Problem to solve
The records below must be output exactly, without pictures.

Source records
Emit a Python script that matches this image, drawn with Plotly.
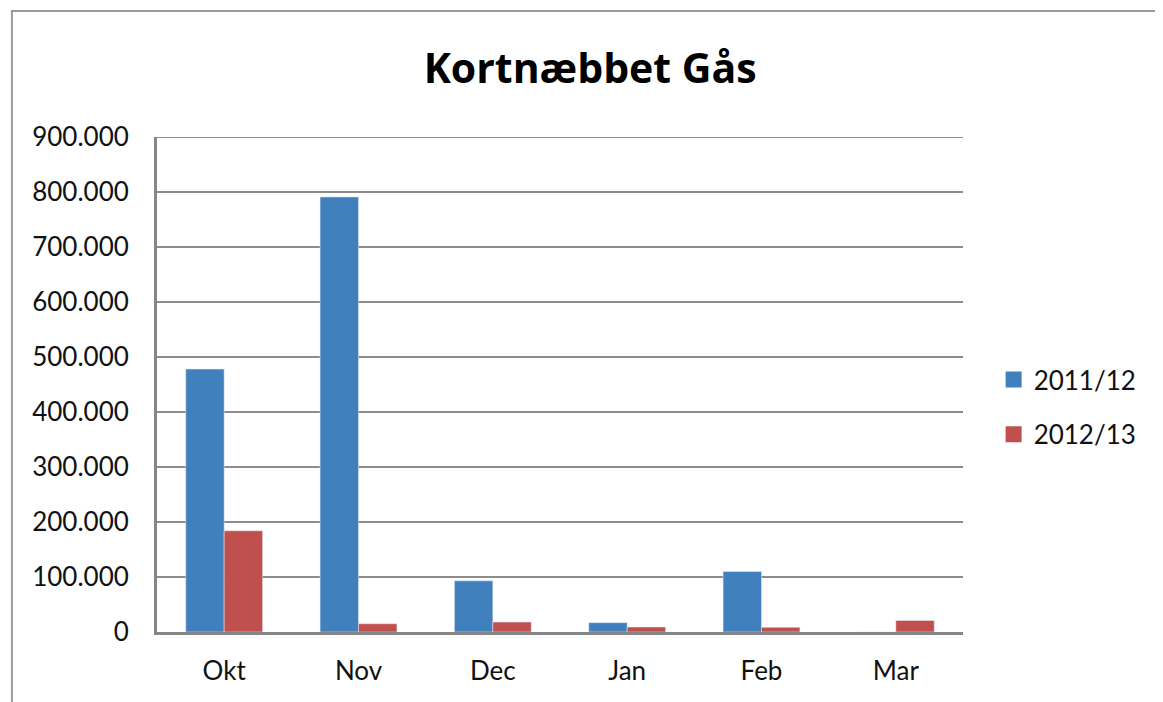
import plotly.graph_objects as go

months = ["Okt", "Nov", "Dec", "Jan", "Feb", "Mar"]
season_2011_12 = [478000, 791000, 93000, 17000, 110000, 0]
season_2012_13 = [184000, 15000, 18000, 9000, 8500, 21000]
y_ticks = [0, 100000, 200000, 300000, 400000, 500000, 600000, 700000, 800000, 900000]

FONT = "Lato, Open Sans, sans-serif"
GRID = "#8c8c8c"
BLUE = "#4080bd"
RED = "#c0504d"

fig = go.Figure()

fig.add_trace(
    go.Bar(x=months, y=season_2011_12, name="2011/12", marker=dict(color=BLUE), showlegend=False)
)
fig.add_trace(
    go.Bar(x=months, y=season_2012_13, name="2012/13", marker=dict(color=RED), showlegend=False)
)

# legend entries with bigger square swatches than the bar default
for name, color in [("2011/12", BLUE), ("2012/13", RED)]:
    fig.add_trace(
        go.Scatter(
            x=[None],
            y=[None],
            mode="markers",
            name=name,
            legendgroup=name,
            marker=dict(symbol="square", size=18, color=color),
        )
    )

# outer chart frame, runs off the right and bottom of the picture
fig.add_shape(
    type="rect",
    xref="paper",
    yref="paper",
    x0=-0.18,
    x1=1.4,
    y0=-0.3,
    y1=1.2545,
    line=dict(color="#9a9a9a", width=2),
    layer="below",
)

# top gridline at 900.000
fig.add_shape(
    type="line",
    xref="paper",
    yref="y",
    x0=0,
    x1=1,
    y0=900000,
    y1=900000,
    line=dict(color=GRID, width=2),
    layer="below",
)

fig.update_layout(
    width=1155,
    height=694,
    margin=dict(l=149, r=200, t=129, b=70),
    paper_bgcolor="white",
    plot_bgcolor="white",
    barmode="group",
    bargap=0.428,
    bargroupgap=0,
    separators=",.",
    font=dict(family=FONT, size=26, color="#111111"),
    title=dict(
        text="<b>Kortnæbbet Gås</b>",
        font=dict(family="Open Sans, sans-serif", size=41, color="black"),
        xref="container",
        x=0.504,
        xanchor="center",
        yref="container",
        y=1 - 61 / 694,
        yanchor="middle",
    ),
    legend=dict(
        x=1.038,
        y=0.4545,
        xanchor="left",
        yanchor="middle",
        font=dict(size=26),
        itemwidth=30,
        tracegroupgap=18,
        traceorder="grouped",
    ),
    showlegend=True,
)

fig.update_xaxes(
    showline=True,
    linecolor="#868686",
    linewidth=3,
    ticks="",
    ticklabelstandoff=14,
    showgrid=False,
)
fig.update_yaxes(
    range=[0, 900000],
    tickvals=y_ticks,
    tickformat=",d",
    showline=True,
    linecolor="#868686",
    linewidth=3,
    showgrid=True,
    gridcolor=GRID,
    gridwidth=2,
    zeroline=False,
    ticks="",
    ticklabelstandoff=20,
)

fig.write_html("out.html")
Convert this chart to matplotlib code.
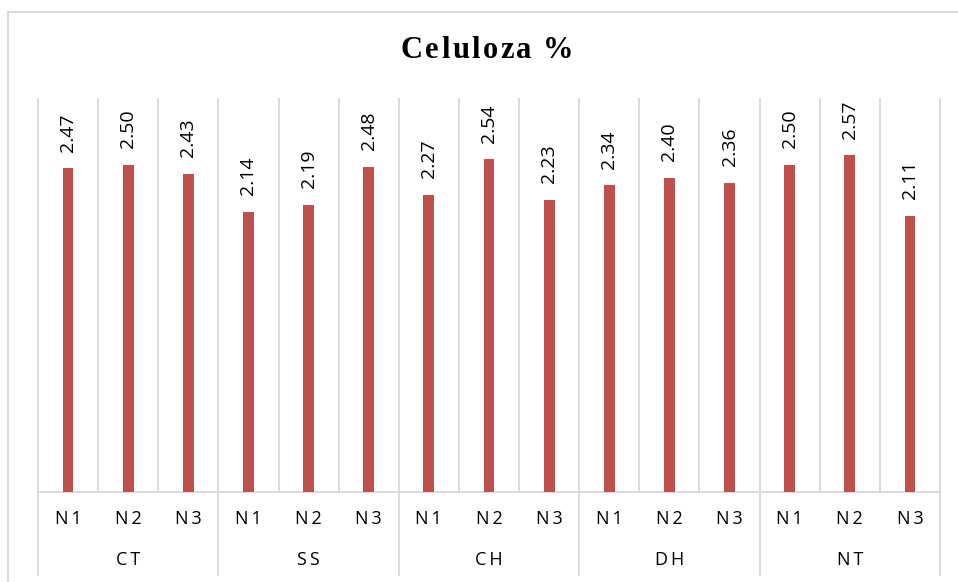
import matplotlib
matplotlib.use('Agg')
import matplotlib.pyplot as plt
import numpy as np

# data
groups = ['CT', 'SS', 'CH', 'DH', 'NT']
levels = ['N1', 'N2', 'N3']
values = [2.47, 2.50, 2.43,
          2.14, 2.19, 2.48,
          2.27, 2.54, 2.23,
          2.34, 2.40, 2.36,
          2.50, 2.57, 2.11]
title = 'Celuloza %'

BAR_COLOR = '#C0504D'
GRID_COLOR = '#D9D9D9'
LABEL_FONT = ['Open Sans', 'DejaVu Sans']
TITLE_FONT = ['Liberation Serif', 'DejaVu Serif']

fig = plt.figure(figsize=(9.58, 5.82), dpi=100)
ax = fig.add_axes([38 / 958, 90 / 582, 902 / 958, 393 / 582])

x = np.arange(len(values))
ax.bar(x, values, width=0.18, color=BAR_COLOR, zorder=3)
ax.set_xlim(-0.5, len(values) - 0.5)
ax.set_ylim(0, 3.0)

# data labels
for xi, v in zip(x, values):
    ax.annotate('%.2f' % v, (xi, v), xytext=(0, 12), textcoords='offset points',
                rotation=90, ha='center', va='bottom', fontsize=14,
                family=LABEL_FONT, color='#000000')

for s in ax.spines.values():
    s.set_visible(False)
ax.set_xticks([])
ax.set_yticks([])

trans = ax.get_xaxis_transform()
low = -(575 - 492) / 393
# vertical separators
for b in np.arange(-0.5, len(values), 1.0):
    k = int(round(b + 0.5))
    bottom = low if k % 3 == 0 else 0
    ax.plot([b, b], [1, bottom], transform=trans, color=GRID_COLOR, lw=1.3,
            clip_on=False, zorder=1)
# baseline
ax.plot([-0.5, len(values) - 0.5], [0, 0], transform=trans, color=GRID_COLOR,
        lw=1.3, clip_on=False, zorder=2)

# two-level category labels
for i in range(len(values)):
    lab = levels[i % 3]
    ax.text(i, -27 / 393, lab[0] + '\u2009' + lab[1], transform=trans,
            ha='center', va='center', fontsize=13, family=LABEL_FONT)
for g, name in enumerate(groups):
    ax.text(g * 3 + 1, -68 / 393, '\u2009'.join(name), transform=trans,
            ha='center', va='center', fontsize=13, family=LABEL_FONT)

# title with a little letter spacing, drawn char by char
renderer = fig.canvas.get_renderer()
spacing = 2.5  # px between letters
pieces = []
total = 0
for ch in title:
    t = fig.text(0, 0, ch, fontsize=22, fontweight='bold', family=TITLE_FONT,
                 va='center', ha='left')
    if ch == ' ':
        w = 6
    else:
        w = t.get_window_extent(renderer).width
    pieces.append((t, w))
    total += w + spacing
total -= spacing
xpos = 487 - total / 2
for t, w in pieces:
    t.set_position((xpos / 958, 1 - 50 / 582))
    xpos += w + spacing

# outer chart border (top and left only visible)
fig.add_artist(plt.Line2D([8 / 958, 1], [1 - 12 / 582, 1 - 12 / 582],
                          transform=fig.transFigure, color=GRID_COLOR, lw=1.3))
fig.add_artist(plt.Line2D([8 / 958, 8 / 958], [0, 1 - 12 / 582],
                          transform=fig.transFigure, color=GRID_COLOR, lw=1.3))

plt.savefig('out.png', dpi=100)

The reply
Emit a Python script that matches this image, drawn with Plotly.
import plotly.graph_objects as go

months = ["Okt", "Nov", "Dec", "Jan", "Feb", "Mar"]
season_2011_12 = [478000, 791000, 93000, 17000, 110000, 0]
season_2012_13 = [184000, 15000, 18000, 9000, 8500, 21000]
y_ticks = [0, 100000, 200000, 300000, 400000, 500000, 600000, 700000, 800000, 900000]

FONT = "Lato, Open Sans, sans-serif"
GRID = "#8c8c8c"
BLUE = "#4080bd"
RED = "#c0504d"

fig = go.Figure()

fig.add_trace(
    go.Bar(x=months, y=season_2011_12, name="2011/12", marker=dict(color=BLUE), showlegend=False)
)
fig.add_trace(
    go.Bar(x=months, y=season_2012_13, name="2012/13", marker=dict(color=RED), showlegend=False)
)

# legend entries with bigger square swatches than the bar default
for name, color in [("2011/12", BLUE), ("2012/13", RED)]:
    fig.add_trace(
        go.Scatter(
            x=[None],
            y=[None],
            mode="markers",
            name=name,
            legendgroup=name,
            marker=dict(symbol="square", size=18, color=color),
        )
    )

# outer chart frame, runs off the right and bottom of the picture
fig.add_shape(
    type="rect",
    xref="paper",
    yref="paper",
    x0=-0.18,
    x1=1.4,
    y0=-0.3,
    y1=1.2545,
    line=dict(color="#9a9a9a", width=2),
    layer="below",
)

# top gridline at 900.000
fig.add_shape(
    type="line",
    xref="paper",
    yref="y",
    x0=0,
    x1=1,
    y0=900000,
    y1=900000,
    line=dict(color=GRID, width=2),
    layer="below",
)

fig.update_layout(
    width=1155,
    height=694,
    margin=dict(l=149, r=200, t=129, b=70),
    paper_bgcolor="white",
    plot_bgcolor="white",
    barmode="group",
    bargap=0.428,
    bargroupgap=0,
    separators=",.",
    font=dict(family=FONT, size=26, color="#111111"),
    title=dict(
        text="<b>Kortnæbbet Gås</b>",
        font=dict(family="Open Sans, sans-serif", size=41, color="black"),
        xref="container",
        x=0.504,
        xanchor="center",
        yref="container",
        y=1 - 61 / 694,
        yanchor="middle",
    ),
    legend=dict(
        x=1.038,
        y=0.4545,
        xanchor="left",
        yanchor="middle",
        font=dict(size=26),
        itemwidth=30,
        tracegroupgap=18,
        traceorder="grouped",
    ),
    showlegend=True,
)

fig.update_xaxes(
    showline=True,
    linecolor="#868686",
    linewidth=3,
    ticks="",
    ticklabelstandoff=14,
    showgrid=False,
)
fig.update_yaxes(
    range=[0, 900000],
    tickvals=y_ticks,
    tickformat=",d",
    showline=True,
    linecolor="#868686",
    linewidth=3,
    showgrid=True,
    gridcolor=GRID,
    gridwidth=2,
    zeroline=False,
    ticks="",
    ticklabelstandoff=20,
)

fig.write_html("out.html")
Convert this chart to matplotlib code.
import matplotlib
matplotlib.use('Agg')
import matplotlib.pyplot as plt
import numpy as np

# data
groups = ['CT', 'SS', 'CH', 'DH', 'NT']
levels = ['N1', 'N2', 'N3']
values = [2.47, 2.50, 2.43,
          2.14, 2.19, 2.48,
          2.27, 2.54, 2.23,
          2.34, 2.40, 2.36,
          2.50, 2.57, 2.11]
title = 'Celuloza %'

BAR_COLOR = '#C0504D'
GRID_COLOR = '#D9D9D9'
LABEL_FONT = ['Open Sans', 'DejaVu Sans']
TITLE_FONT = ['Liberation Serif', 'DejaVu Serif']

fig = plt.figure(figsize=(9.58, 5.82), dpi=100)
ax = fig.add_axes([38 / 958, 90 / 582, 902 / 958, 393 / 582])

x = np.arange(len(values))
ax.bar(x, values, width=0.18, color=BAR_COLOR, zorder=3)
ax.set_xlim(-0.5, len(values) - 0.5)
ax.set_ylim(0, 3.0)

# data labels
for xi, v in zip(x, values):
    ax.annotate('%.2f' % v, (xi, v), xytext=(0, 12), textcoords='offset points',
                rotation=90, ha='center', va='bottom', fontsize=14,
                family=LABEL_FONT, color='#000000')

for s in ax.spines.values():
    s.set_visible(False)
ax.set_xticks([])
ax.set_yticks([])

trans = ax.get_xaxis_transform()
low = -(575 - 492) / 393
# vertical separators
for b in np.arange(-0.5, len(values), 1.0):
    k = int(round(b + 0.5))
    bottom = low if k % 3 == 0 else 0
    ax.plot([b, b], [1, bottom], transform=trans, color=GRID_COLOR, lw=1.3,
            clip_on=False, zorder=1)
# baseline
ax.plot([-0.5, len(values) - 0.5], [0, 0], transform=trans, color=GRID_COLOR,
        lw=1.3, clip_on=False, zorder=2)

# two-level category labels
for i in range(len(values)):
    lab = levels[i % 3]
    ax.text(i, -27 / 393, lab[0] + '\u2009' + lab[1], transform=trans,
            ha='center', va='center', fontsize=13, family=LABEL_FONT)
for g, name in enumerate(groups):
    ax.text(g * 3 + 1, -68 / 393, '\u2009'.join(name), transform=trans,
            ha='center', va='center', fontsize=13, family=LABEL_FONT)

# title with a little letter spacing, drawn char by char
renderer = fig.canvas.get_renderer()
spacing = 2.5  # px between letters
pieces = []
total = 0
for ch in title:
    t = fig.text(0, 0, ch, fontsize=22, fontweight='bold', family=TITLE_FONT,
                 va='center', ha='left')
    if ch == ' ':
        w = 6
    else:
        w = t.get_window_extent(renderer).width
    pieces.append((t, w))
    total += w + spacing
total -= spacing
xpos = 487 - total / 2
for t, w in pieces:
    t.set_position((xpos / 958, 1 - 50 / 582))
    xpos += w + spacing

# outer chart border (top and left only visible)
fig.add_artist(plt.Line2D([8 / 958, 1], [1 - 12 / 582, 1 - 12 / 582],
                          transform=fig.transFigure, color=GRID_COLOR, lw=1.3))
fig.add_artist(plt.Line2D([8 / 958, 8 / 958], [0, 1 - 12 / 582],
                          transform=fig.transFigure, color=GRID_COLOR, lw=1.3))

plt.savefig('out.png', dpi=100)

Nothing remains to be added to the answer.